La pratique artistique de Kanno tourne principalement autour de la robotique. Parmi ses œuvres, citons « Lasermice », un essaim de robots conçus pour imiter le comportement collectif de petits animaux, et « Kazokutchi », un hôte robotique pour la vie artificielle numérique représentée sous la forme de NFT. Plutôt que de rechercher un contrôle parfait et typique de la robotique industrielle, Kanno explore l’imprévisibilité, l’émergence et les erreurs du système. Il conçoit intentionnellement des systèmes qui englobent et amplifient ces qualités.

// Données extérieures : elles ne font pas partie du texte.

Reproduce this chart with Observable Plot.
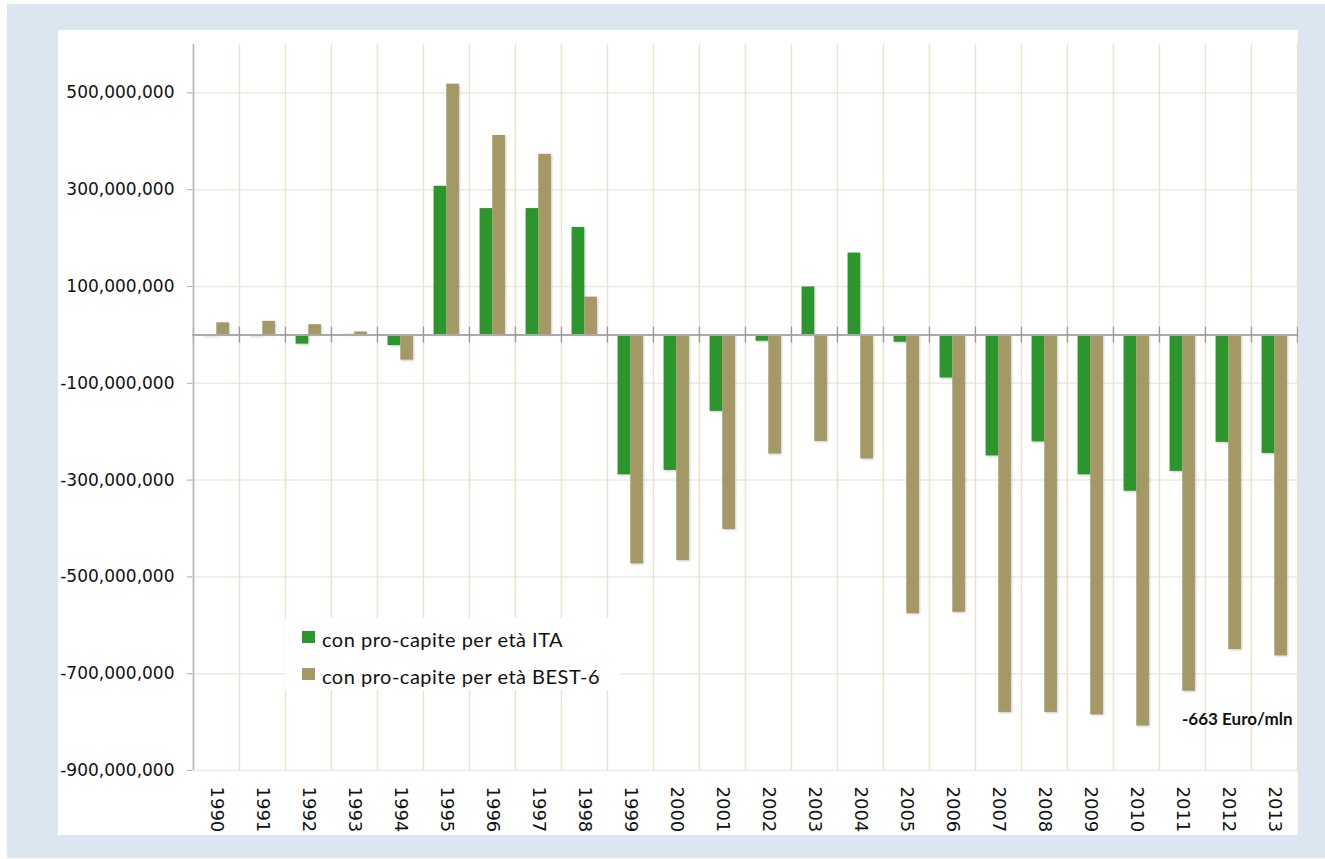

Sa pratique s’exprime en installations, performances et workshop. Il utilisent fréquemment ses propres robots, qui sont souvent le résultat des collaborations.

Curatrice|Paula Zeng

Paula Zeng est curatrice, chercheuse et chargée de projets artistiques. Elle est diplômée du département d’histoire de l’art et d’archéologie de Sorbonne Université, ainsi que de l’Académie des beaux-arts de Tianjin.

Ses recherches académiques antérieures se sont concentrées sur la performativité du médium de l’image dans la documentation de l’art d’installation et de la performance, ainsi que sur les structures de pouvoir et les violences latentes à l’œuvre dans les systèmes contemporains de production et de diffusion de l’image. Ces dernières années, sa pratique curatoriale accompagne le développement de la recherche artistique interdisciplinaire et multimédia, tout en favorisant la coopération et les échanges internationaux.

Elle a travaillé au Centre Wallonie-Bruxelles à Paris, dans des galeries internationales, des studios d’édition indépendants et des organisations artistiques à but non lucratif. Elle a coordonné ou contribué à plus de trente projets d’expositions internationales, parmi lesquels : Playlab, Inc. à la K11 Foundation (2020), la Biennale NOVA_XX au Centre Wallonie-Bruxelles (2021), ou encore le Festival Traversée du Marais (2022). Elle a également été commissaire exécutive de la première exposition d’Oplineprize en Chine (2019). Depuis 2017, elle collabore régulièrement aux expositions et projets du Studio Paramonumental.